* **GIVEN INSTRUCTION**
Search the material below for the string "this" and list each line that holds it.

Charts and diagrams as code

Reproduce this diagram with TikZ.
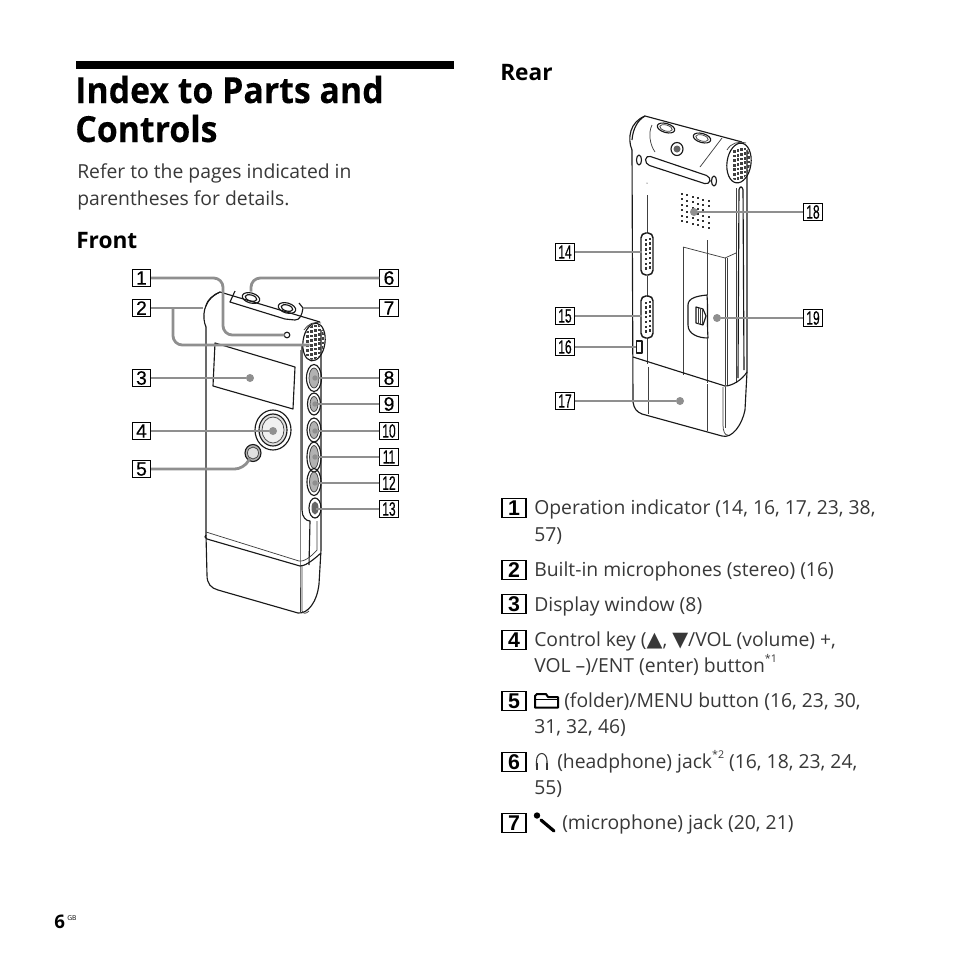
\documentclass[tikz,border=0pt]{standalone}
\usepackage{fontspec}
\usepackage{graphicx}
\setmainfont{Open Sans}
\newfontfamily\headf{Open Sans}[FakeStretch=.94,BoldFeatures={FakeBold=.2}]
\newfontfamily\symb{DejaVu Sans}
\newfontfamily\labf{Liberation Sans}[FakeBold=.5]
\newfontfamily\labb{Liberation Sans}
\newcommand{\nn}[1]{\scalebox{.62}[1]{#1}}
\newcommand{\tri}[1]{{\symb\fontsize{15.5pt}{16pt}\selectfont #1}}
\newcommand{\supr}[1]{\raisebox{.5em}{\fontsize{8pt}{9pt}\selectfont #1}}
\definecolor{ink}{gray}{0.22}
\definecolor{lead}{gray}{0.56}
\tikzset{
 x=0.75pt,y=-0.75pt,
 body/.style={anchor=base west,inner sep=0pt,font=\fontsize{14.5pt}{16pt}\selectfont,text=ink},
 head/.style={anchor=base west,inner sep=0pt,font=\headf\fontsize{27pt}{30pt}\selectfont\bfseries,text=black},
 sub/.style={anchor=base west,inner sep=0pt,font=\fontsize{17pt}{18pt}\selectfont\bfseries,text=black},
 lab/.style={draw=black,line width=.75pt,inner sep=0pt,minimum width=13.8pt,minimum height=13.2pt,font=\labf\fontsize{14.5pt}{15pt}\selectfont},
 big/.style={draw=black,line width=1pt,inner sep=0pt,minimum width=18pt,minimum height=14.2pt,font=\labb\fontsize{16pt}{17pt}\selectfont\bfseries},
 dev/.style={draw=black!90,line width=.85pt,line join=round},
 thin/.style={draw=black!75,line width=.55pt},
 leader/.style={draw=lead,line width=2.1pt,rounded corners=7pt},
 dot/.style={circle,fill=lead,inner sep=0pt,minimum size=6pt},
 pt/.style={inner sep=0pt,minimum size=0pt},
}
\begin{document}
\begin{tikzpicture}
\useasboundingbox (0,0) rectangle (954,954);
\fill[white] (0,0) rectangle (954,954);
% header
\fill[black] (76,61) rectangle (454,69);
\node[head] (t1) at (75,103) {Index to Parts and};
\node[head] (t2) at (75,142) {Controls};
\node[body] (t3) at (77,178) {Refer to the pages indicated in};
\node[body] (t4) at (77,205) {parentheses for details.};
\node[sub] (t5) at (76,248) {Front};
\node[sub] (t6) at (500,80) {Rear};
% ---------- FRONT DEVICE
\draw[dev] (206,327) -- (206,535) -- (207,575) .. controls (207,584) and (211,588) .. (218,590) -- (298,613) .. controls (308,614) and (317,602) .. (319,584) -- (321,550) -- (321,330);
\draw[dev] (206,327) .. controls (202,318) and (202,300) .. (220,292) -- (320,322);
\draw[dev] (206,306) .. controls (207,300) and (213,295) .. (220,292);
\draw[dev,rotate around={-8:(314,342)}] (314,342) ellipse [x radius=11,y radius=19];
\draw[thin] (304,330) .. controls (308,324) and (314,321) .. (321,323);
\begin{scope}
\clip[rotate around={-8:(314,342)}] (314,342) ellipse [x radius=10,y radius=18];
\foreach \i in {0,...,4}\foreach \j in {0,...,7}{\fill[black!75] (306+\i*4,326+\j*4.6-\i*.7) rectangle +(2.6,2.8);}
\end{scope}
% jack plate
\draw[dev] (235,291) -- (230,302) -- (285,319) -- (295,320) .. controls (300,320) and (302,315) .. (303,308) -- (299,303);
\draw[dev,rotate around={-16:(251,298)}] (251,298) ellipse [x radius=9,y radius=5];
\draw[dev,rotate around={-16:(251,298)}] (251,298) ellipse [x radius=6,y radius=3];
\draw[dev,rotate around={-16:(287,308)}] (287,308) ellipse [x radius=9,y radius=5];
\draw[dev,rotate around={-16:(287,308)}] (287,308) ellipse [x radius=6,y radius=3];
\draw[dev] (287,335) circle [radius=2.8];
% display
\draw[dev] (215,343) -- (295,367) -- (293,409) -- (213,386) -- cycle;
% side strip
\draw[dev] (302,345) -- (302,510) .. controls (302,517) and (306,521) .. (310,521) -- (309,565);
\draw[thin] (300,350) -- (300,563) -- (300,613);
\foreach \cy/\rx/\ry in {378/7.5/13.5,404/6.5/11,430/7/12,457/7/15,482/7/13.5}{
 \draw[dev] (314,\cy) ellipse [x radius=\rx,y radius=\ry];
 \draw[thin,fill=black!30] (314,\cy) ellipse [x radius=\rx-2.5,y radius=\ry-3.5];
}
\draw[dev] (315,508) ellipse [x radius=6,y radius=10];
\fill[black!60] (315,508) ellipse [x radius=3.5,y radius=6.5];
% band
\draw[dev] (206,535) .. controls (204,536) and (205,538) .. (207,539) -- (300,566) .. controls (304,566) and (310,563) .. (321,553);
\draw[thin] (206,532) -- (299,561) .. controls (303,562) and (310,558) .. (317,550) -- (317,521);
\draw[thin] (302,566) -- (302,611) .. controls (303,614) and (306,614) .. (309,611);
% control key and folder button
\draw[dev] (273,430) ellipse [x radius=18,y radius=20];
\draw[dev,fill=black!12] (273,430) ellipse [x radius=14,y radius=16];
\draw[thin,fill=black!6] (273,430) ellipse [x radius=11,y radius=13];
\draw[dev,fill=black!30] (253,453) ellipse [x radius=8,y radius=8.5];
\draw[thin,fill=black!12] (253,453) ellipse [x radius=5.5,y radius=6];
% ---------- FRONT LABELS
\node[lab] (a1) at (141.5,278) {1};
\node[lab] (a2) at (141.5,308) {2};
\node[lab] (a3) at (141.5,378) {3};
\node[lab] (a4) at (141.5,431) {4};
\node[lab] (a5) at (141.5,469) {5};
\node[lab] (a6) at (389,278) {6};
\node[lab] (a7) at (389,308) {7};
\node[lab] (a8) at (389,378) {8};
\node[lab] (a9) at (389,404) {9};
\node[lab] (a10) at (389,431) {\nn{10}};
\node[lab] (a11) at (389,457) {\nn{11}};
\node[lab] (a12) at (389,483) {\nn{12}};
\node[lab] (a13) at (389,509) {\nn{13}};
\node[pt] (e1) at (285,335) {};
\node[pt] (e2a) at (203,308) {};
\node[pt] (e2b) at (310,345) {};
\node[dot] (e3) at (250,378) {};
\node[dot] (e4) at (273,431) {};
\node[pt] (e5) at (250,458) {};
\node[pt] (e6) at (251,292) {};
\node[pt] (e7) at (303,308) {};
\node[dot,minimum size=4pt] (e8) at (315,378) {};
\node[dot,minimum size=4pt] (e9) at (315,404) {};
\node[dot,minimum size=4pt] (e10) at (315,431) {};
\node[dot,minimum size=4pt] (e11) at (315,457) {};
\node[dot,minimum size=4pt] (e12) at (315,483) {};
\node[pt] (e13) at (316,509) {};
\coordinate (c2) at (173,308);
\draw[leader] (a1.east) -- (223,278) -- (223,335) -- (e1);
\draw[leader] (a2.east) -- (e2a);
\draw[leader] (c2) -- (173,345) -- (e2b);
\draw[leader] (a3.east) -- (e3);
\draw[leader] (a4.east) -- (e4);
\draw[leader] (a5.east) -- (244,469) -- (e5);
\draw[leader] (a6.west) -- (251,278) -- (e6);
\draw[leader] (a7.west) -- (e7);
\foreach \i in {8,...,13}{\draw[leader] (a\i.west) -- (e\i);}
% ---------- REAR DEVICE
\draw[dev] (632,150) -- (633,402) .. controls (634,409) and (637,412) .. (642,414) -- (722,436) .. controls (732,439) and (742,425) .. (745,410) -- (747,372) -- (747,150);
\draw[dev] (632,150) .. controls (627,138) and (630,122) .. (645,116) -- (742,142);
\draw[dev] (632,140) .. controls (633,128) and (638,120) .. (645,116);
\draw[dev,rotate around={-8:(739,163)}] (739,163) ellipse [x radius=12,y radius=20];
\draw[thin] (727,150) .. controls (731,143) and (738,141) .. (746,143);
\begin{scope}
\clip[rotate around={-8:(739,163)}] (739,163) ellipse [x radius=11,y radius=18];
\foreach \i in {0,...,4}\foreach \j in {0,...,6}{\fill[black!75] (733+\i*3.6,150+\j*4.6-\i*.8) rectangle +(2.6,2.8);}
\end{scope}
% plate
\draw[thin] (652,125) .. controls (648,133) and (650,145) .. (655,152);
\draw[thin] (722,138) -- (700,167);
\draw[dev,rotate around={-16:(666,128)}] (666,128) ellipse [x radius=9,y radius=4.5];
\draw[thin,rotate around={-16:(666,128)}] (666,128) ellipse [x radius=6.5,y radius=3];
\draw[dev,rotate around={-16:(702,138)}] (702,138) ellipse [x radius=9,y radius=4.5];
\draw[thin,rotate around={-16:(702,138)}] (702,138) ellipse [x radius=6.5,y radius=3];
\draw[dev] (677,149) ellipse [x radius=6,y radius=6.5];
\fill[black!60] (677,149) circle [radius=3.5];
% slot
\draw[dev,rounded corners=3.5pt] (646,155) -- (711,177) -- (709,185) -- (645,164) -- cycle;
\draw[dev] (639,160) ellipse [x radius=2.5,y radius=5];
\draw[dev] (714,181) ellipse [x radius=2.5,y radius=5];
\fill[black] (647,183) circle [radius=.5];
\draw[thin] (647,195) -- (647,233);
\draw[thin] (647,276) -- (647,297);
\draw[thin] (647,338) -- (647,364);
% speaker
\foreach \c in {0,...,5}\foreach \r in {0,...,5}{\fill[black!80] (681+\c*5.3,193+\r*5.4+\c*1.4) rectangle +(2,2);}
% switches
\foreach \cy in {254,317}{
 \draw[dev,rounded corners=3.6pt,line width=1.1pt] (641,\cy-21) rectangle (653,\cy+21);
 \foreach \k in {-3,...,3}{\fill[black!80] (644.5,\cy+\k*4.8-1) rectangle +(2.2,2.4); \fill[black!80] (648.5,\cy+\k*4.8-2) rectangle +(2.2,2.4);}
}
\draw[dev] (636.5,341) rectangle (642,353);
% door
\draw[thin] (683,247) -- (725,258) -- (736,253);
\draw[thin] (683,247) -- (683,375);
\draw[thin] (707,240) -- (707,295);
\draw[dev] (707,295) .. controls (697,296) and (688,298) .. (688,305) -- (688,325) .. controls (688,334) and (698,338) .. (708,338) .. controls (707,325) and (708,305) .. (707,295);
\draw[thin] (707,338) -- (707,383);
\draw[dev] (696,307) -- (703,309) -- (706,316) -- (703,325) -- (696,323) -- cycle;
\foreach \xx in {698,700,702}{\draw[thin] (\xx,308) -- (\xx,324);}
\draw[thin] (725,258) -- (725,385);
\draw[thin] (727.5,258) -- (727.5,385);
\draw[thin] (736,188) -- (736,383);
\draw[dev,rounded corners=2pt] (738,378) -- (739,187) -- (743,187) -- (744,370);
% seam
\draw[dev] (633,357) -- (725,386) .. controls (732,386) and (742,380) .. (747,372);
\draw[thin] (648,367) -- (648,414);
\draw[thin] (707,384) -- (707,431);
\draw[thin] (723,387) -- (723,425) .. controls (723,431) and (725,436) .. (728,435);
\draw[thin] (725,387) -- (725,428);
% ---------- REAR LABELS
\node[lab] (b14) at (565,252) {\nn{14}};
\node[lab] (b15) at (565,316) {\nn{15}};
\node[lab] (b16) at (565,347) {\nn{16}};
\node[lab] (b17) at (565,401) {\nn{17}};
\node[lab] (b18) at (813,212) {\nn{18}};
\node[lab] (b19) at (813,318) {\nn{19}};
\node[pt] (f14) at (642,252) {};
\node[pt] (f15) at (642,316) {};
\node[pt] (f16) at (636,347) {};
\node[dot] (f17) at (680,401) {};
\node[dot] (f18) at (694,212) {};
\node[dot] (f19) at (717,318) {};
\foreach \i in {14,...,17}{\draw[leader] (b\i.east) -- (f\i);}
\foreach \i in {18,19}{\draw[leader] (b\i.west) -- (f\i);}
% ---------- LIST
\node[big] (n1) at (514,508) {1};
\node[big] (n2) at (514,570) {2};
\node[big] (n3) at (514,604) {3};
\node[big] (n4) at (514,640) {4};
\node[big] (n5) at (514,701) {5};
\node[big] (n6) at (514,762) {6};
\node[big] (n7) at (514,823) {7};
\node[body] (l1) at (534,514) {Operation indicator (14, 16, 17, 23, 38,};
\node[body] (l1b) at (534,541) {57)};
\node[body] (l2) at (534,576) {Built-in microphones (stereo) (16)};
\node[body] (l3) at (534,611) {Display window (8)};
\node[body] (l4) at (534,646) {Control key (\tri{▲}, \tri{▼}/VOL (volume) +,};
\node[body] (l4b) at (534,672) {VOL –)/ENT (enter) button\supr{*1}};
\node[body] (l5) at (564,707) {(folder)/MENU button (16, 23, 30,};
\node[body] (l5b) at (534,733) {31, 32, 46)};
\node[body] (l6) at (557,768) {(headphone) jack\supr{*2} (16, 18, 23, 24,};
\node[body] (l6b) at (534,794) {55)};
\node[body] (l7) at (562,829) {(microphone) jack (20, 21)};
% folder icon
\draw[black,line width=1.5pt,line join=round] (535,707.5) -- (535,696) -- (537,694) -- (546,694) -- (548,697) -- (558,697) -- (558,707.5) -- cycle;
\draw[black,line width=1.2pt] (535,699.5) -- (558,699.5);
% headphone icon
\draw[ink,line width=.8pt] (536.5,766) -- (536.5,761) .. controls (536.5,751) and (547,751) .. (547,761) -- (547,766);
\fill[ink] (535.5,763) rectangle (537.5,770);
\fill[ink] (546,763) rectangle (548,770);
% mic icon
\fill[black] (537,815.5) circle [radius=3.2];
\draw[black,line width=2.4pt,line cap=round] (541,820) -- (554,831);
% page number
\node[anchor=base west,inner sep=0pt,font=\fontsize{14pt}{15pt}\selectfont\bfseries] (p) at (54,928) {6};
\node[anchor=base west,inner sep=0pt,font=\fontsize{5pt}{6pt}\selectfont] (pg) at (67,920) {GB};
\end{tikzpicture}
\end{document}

==

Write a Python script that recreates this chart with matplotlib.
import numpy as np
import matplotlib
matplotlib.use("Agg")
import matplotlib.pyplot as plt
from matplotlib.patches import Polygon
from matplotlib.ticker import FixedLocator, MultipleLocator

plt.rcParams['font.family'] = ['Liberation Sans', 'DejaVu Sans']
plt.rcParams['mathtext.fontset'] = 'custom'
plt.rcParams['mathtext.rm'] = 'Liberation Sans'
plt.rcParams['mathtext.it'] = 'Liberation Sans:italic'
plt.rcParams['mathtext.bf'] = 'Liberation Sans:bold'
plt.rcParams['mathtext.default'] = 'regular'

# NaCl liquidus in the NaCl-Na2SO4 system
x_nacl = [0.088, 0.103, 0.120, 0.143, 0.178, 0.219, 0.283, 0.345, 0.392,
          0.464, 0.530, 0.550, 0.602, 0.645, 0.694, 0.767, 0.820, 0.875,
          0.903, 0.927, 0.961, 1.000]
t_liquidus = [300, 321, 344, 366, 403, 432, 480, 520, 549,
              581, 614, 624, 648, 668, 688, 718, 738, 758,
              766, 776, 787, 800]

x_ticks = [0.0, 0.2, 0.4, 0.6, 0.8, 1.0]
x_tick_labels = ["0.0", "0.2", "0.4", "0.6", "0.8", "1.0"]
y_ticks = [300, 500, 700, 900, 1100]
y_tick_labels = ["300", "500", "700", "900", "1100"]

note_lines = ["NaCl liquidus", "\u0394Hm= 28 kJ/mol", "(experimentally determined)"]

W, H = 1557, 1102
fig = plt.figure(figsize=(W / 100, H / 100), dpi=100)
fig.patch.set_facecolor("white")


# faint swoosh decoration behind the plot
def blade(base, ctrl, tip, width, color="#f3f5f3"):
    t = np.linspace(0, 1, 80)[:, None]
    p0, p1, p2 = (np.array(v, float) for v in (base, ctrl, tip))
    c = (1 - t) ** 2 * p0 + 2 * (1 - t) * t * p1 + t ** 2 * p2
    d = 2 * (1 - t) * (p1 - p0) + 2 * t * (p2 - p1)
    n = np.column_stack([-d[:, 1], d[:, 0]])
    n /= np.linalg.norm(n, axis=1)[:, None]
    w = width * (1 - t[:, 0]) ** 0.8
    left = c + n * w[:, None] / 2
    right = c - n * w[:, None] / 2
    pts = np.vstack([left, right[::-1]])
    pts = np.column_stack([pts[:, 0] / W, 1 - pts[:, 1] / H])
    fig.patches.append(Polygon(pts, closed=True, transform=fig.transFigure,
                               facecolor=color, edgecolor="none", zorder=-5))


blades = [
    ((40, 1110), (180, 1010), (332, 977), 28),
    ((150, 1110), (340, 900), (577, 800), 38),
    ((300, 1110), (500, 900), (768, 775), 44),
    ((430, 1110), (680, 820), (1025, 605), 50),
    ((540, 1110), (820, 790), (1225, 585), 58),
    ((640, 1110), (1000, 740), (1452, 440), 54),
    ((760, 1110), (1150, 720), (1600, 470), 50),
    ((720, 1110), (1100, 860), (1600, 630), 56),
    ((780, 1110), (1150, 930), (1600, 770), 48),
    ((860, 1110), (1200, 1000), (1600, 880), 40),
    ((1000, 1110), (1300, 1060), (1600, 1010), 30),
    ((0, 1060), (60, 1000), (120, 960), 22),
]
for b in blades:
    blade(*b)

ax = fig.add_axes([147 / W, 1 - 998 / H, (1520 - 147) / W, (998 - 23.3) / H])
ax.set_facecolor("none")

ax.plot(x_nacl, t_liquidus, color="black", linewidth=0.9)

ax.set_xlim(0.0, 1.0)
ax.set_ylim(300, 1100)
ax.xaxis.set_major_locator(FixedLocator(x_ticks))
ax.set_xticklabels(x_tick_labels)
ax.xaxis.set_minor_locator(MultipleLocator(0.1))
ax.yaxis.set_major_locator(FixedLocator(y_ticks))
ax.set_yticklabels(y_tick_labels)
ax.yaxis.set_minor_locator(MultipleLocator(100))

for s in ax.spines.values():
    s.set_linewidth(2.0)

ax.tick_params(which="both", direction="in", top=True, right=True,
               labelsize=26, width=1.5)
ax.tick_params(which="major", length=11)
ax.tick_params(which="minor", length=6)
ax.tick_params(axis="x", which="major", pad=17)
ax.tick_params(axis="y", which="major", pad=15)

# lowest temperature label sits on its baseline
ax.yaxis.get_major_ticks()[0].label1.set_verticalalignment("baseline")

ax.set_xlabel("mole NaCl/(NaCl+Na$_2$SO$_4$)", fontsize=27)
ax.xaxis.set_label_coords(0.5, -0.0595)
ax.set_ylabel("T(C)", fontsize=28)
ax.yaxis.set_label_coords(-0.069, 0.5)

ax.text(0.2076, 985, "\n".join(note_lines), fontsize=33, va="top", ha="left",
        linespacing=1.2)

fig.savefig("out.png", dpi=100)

* **FINISHED EXERCISE**
Reproduce this diagram with TikZ.
Write a Python script that recreates this chart with matplotlib.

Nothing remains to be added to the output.